Fish often cluster in only one or two of these zones at a time.


Step 8: Pay Attention to Baitfish First

No structure means bait dictates everything.

Look for:

  • Schools of shad or minnows
  • Flickering surface activity
  • Birds hovering or diving

Where bait goes:

  • Predators follow

Step 9: Slow Down Your Search, Speed Up Your Learning

Featureless water requires a balance:

  • Cover water slowly enough to identify patterns
  • But adjust quickly once you find signs

Process:

  1. Test depth zones
  2. Watch for bait or subtle activity
  3. Repeat successful conditions elsewhere

Step 10: Commit to a Pattern, Not a Spot

In structureless water:

  • One spot rarely holds fish all day
  • Conditions shift constantly
  • Movement is pattern-based, not location-based

Once you find success:

  • Match depth + wind + bait conditions
  • Replicate that setup across the water

Common Mistakes Anglers Make

1. Giving up too quickly
Featureless water often requires patience.

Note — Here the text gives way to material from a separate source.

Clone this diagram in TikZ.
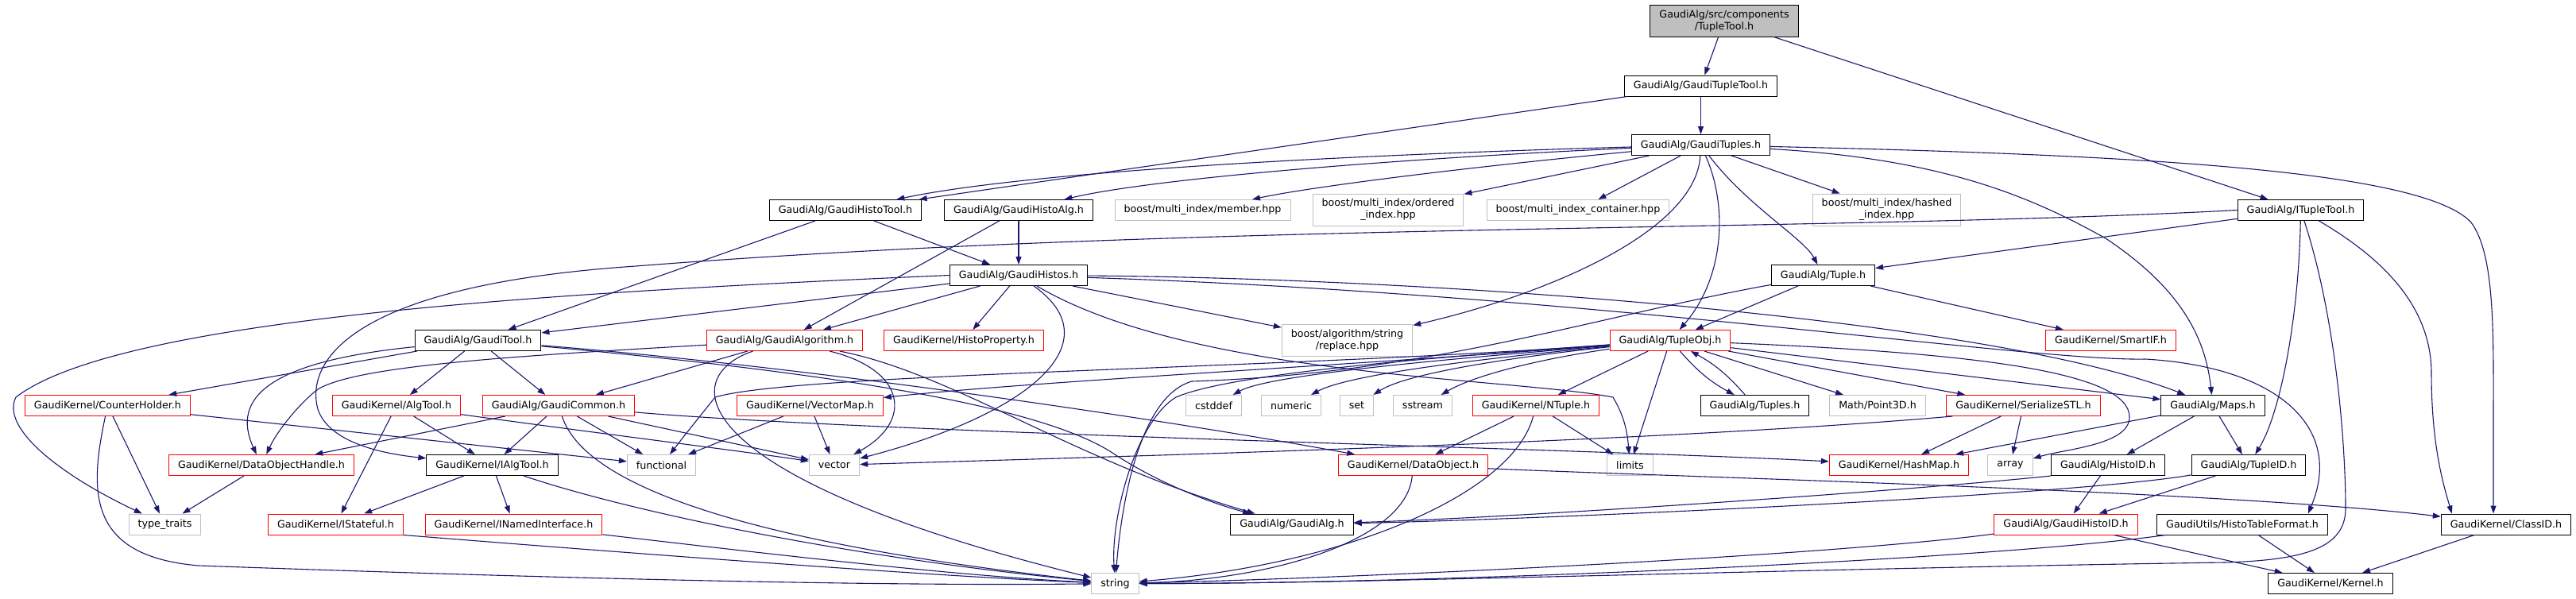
\documentclass[tikz,border=0pt]{standalone}
\usepackage{fontspec}
\setmainfont{DejaVu Sans}
\usetikzlibrary{arrows.meta}
\definecolor{edgeblue}{HTML}{191970}
\definecolor{boxgray}{HTML}{BFBFBF}
\definecolor{boxred}{HTML}{FF0000}
\begin{document}
\begin{tikzpicture}[x=1pt,y=-1pt,
  every node/.style={font=\fontsize{12.7}{15}\selectfont, inner xsep=11.5pt, inner ysep=0pt,
    minimum height=26pt, line width=1pt, align=center, fill=white},
  bk/.style={draw=black},
  rd/.style={draw=boxred},
  gy/.style={draw=boxgray},
  two/.style={minimum height=40pt},
  edg/.style={draw=edgeblue, line width=1.1pt, -{Triangle[length=10pt,width=7pt]}},
]
\useasboundingbox (0,0) rectangle (3242,753);
% row 0
\node[bk,fill=boxgray,two] (root) at (2170,26) {GaudiAlg/src/components\\/TupleTool.h};
% row 1
\node[bk] (gtt) at (2140.5,108) {GaudiAlg/GaudiTupleTool.h};
% row 2
\node[bk] (gts) at (2140.5,182.5) {GaudiAlg/GaudiTuples.h};
% row 3
\node[bk] (ght) at (1064,264.5) {GaudiAlg/GaudiHistoTool.h};
\node[bk] (gha) at (1282,264.5) {GaudiAlg/GaudiHistoAlg.h};
\node[gy] (mem) at (1513.5,264.5) {boost/multi\_index/member.hpp};
\node[gy,two] (ord) at (1747,264) {boost/multi\_index/ordered\\\_index.hpp};
\node[gy] (cont) at (1986,264.5) {boost/multi\_index\_container.hpp};
\node[gy,two] (hash) at (2374.5,264) {boost/multi\_index/hashed\\\_index.hpp};
\node[bk] (itt) at (2895.5,264.5) {GaudiAlg/ITupleTool.h};
% row 4
\node[bk] (ghs) at (1282,346.5) {GaudiAlg/GaudiHistos.h};
\node[bk] (tup) at (2294.5,346.5) {GaudiAlg/Tuple.h};
% row 5
\node[bk] (gtool) at (601.5,428.5) {GaudiAlg/GaudiTool.h};
\node[rd] (galgo) at (987.5,428.5) {GaudiAlg/GaudiAlgorithm.h};
\node[rd] (hprop) at (1213,428.5) {GaudiKernel/HistoProperty.h};
\node[gy,two] (repl) at (1695.5,428.5) {boost/algorithm/string\\/replace.hpp};
\node[rd] (tobj) at (2102,428.5) {GaudiAlg/TupleObj.h};
\node[rd] (smart) at (2656.5,428.5) {GaudiKernel/SmartIF.h};
% row 6
\node[rd] (ch) at (135.5,510.5) {GaudiKernel/CounterHolder.h};
\node[rd] (atool) at (499,510.5) {GaudiKernel/AlgTool.h};
\node[rd] (gcom) at (703,510.5) {GaudiAlg/GaudiCommon.h};
\node[rd] (vmap) at (1019.5,510.5) {GaudiKernel/VectorMap.h};
\node[gy] (cstd) at (1527.5,510.5) {cstddef};
\node[gy] (num) at (1625,510.5) {numeric};
\node[gy] (set) at (1707.5,510.5) {set};
\node[gy] (sstr) at (1790.5,510.5) {sstream};
\node[rd] (ntup) at (1933,510.5) {GaudiKernel/NTuple.h};
\node[bk] (tups) at (2208.5,510.5) {GaudiAlg/Tuples.h};
\node[gy] (p3d) at (2363,510.5) {Math/Point3D.h};
\node[rd] (ser) at (2546.5,510.5) {GaudiKernel/SerializeSTL.h};
\node[bk] (maps) at (2785,510.5) {GaudiAlg/Maps.h};
% row 7
\node[rd] (doh) at (329,585.5) {GaudiKernel/DataObjectHandle.h};
\node[bk] (iat) at (619.5,585.5) {GaudiKernel/IAlgTool.h};
\node[gy] (func) at (832.5,585.5) {functional};
\node[gy] (vec) at (1050,585.5) {vector};
\node[rd] (dobj) at (1778.5,585.5) {GaudiKernel/DataObject.h};
\node[gy] (lim) at (2051.5,585.5) {limits};
\node[rd] (hmap) at (2390,585.5) {GaudiKernel/HashMap.h};
\node[gy] (arr) at (2530,585.5) {array};
\node[bk] (hid) at (2653,585.5) {GaudiAlg/HistoID.h};
\node[bk] (tid) at (2830,585.5) {GaudiAlg/TupleID.h};
% row 8
\node[gy] (tt) at (207.5,660) {type\_traits};
\node[rd] (ist) at (422.5,660) {GaudiKernel/IStateful.h};
\node[rd] (inm) at (646.5,660) {GaudiKernel/INamedInterface.h};
\node[bk] (galg) at (1626,660) {GaudiAlg/GaudiAlg.h};
\node[rd] (ghid) at (2600,660) {GaudiAlg/GaudiHistoID.h};
\node[bk] (htf) at (2822,660) {GaudiUtils/HistoTableFormat.h};
\node[bk] (cid) at (3154,660) {GaudiKernel/ClassID.h};
% row 9
\node[gy] (str) at (1403.5,734.5) {string};
\node[bk] (kern) at (2933,734.5) {GaudiKernel/Kernel.h};

% ---- edges ----
\draw[edg] (root) -- (gtt);
\draw[edg] (root) -- (itt);
\draw[edg] (gtt) -- (ght);
\draw[edg] (gtt) -- (gts);
\draw[edg] (gts) .. controls (1700,195) and (1300,215) .. (ght);
\draw[edg] (gts) .. controls (1750,200) and (1450,225) .. (gha);
\draw[edg] (gts) .. controls (1850,210) and (1650,235) .. (mem);
\draw[edg] (gts) -- (ord);
\draw[edg] (gts) -- (cont);
\draw[edg] (gts) -- (hash);
\draw[edg] (gts) .. controls (2135,290) and (1950,370) .. (repl);
\draw[edg] (gts) .. controls (2200,260) and (2270,300) .. (tup);
\draw[edg] (gts) .. controls (2175,260) and (2170,350) .. (tobj);
\draw[edg] (gts) .. controls (2450,200) and (2560,250) .. (2650,300) .. controls (2740,360) and (2775,420) .. (maps);
\draw[edg] (gts) .. controls (2700,195) and (3050,215) .. (3110,280) .. controls (3140,320) and (3138,420) .. (3138,520) -- ([xshift=-16pt]cid.north);
\draw[edg] (ght) -- (ghs);
\draw[edg] (ght) -- (gtool);
\draw[edg] (gha) -- (ghs);
\draw[edg] (gha) -- (galgo);
\draw[edg] (ghs) -- (gtool);
\draw[edg] (ghs) -- (galgo);
\draw[edg] (ghs) -- (hprop);
\draw[edg] (ghs) -- (repl);
\draw[edg] (ghs.west) .. controls (700,368) and (150,400) .. (20,500) .. controls (0,540) and (80,600) .. (tt);
\draw[edg] (ghs) .. controls (1400,430) and (1300,520) .. (vec);
\draw[edg] (ghs) .. controls (1500,475) and (1900,475) .. (2030,500) .. controls (2045,525) and (2048,545) .. (lim);
\draw[edg] (ghs) .. controls (1800,350) and (2500,400) .. (maps);
\draw[edg] (ghs) .. controls (2000,370) and (2550,455) .. (2700,452) .. controls (2870,462) and (2950,540) .. ([xshift=-25pt]htf.north east);
\draw[edg] (itt) -- (tup);
\draw[edg] (itt) .. controls (2893,400) and (2870,520) .. (tid);
\draw[edg] (itt) .. controls (2990,320) and (3060,380) .. (3060,470) .. controls (3060,560) and (3075,610) .. ([xshift=14pt]cid.north west);
\draw[edg] (itt.west) .. controls (2300,292) and (1500,280) .. (800,335) .. controls (430,360) and (385,460) .. (400,515) .. controls (415,560) and (490,572) .. (iat);
\draw[edg] (itt) .. controls (2940,400) and (2952,560) .. (2952,640) .. controls (2952,690) and (2900,705) .. (2800,708) .. controls (2300,715) and (1700,735) .. (str);
\draw[edg] (tup) -- (tobj);
\draw[edg] (tup) -- (smart);
\draw[edg] (tup) .. controls (2000,400) and (1800,470) .. (1500,480) .. controls (1430,500) and (1410,650) .. (str);
\draw[edg] (tobj) to[bend right=10] (tups);
\draw[edg] (tups) to[bend right=10] (tobj);
\draw[edg] (tobj) -- (p3d);
\draw[edg] (tobj) -- (ser);
\draw[edg] (tobj) -- (maps);
\draw[edg] (tobj) .. controls (2500,445) and (2680,470) .. (2680,525) .. controls (2680,560) and (2600,565) .. (arr);
\draw[edg] (tobj) .. controls (1850,450) and (1600,470) .. (cstd);
\draw[edg] (tobj) .. controls (1880,450) and (1700,470) .. (num);
\draw[edg] (tobj) .. controls (1900,450) and (1770,470) .. (set);
\draw[edg] (tobj) .. controls (1950,450) and (1860,470) .. (sstr);
\draw[edg] (tobj) -- (ntup);
\draw[edg] (tobj) -- (lim);
\draw[edg] (tobj) .. controls (1800,450) and (1550,470) .. (1480,500) .. controls (1430,530) and (1398,650) .. (str);
\draw[edg] (tobj) .. controls (1700,460) and (1300,480) .. (vmap);
\draw[edg] (tobj) .. controls (1600,465) and (1000,470) .. (900,500) .. controls (880,525) and (860,550) .. (func);
\draw[edg] (ntup) -- (dobj);
\draw[edg] (ntup) -- (lim);
\draw[edg] (ntup) .. controls (1905,620) and (1700,710) .. (str);
\draw[edg] (dobj) .. controls (1770,680) and (1600,730) .. (str);
\draw[edg] (dobj) .. controls (2100,600) and (2800,618) .. (cid);
\draw[edg] ([xshift=8pt]ser.south west) .. controls (2100,555) and (1500,572) .. (vec);
\draw[edg] (ser) -- (hmap);
\draw[edg] (ser) -- (arr);
\draw[edg] (maps) -- (hmap);
\draw[edg] (maps) -- (hid);
\draw[edg] (maps) -- (tid);
\draw[edg] (hid.south west) .. controls (2400,618) and (1900,652) .. (galg);
\draw[edg] (tid) .. controls (2600,625) and (1900,655) .. (galg);
\draw[edg] (hid) -- (ghid);
\draw[edg] (tid) -- (ghid);
\draw[edg] (ghid) .. controls (2300,700) and (1700,728) .. (str);
\draw[edg] (ghid) -- (kern);
\draw[edg] (htf) .. controls (2500,705) and (1800,735) .. (str);
\draw[edg] (htf) -- (kern);
\draw[edg] (cid) -- (kern);
\draw[edg] (gtool) -- (ch);
\draw[edg] (gtool) -- (atool);
\draw[edg] (gtool) -- (gcom);
\draw[edg] (gtool) .. controls (340,455) and (290,500) .. (doh);
\draw[edg] (gtool) .. controls (1000,465) and (1300,505) .. (1400,570) .. controls (1460,610) and (1530,635) .. (galg);
\draw[edg] (gtool) .. controls (1000,460) and (1450,525) .. (dobj);
\draw[edg] (galgo) -- (gcom);
\draw[edg] (galgo) .. controls (650,448) and (450,460) .. (400,490) .. controls (380,505) and (350,540) .. (doh);
\draw[edg] (galgo) .. controls (850,475) and (860,600) .. (str);
\draw[edg] (galgo) .. controls (1140,465) and (1150,530) .. (vec);
\draw[edg] (galgo) .. controls (1200,470) and (1350,580) .. (galg);
\draw[edg] (gcom) -- (doh);
\draw[edg] (gcom) -- (iat);
\draw[edg] (gcom) -- (func);
\draw[edg] (gcom) -- (vec);
\draw[edg] (gcom) .. controls (740,625) and (1000,690) .. (str);
\draw[edg] (gcom) .. controls (1100,545) and (2000,565) .. (hmap);
\draw[edg] (atool) -- (iat);
\draw[edg] (atool) -- (ist);
\draw[edg] (atool) .. controls (750,545) and (950,570) .. (vec);
\draw[edg] (iat) -- (ist);
\draw[edg] (iat) -- (inm);
\draw[edg] (iat) .. controls (780,640) and (1050,700) .. (str);
\draw[edg] (ist.south east) .. controls (800,697) and (1200,727) .. (str);
\draw[edg] (inm) .. controls (950,695) and (1200,725) .. (str);
\draw[edg] (ch) -- (tt);
\draw[edg] (ch) -- (func);
\draw[edg] (ch) .. controls (112,620) and (110,700) .. (250,712) .. controls (700,728) and (1100,738) .. (str);
\draw[edg] (doh) -- (tt);
\draw[edg] (vmap) -- (func);
\draw[edg] (vmap) -- (vec);
\end{tikzpicture}
\end{document}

2. Only fishing the surface or bottom
Most fish are suspended in between.

3. Ignoring wind direction
Wind organizes open water more than anything else.

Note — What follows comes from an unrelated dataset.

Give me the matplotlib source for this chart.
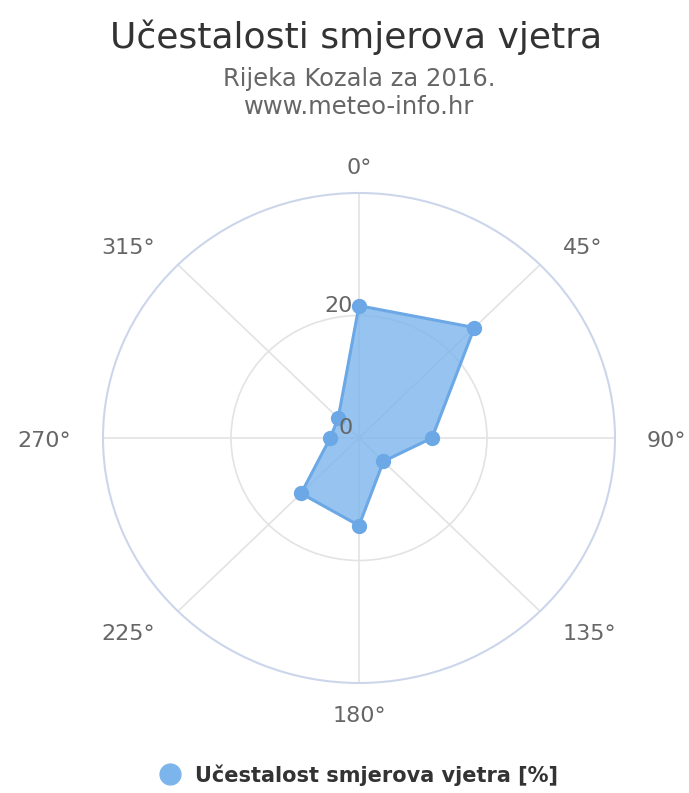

4. Over-relying on traditional structure fishing methods
There’s no dock or weed line to lean on—adaptation is key.


Real-World Example

You’re fishing a large open basin with no visible structure.

Instead of randomly casting:

  • You identify a wind-blown side of the lake
  • Notice bait flickering at mid-depth
  • Work a slow vertical presentation through 12–18 ft

Within minutes, you start connecting with suspended fish following bait schools.

Why it worked: You matched invisible conditions, not visible structure.


Final Thoughts

Featureless water challenges even experienced anglers because it removes the obvious cues we rely on. But fish don’t disappear—they simply shift to patterns defined by depth, wind, temperature, and bait movement.

Once you learn to read these subtle signals, open water stops being empty and starts becoming predictable.

Because in fishing, structure isn’t always something you can see—
sometimes it’s something you have to interpret.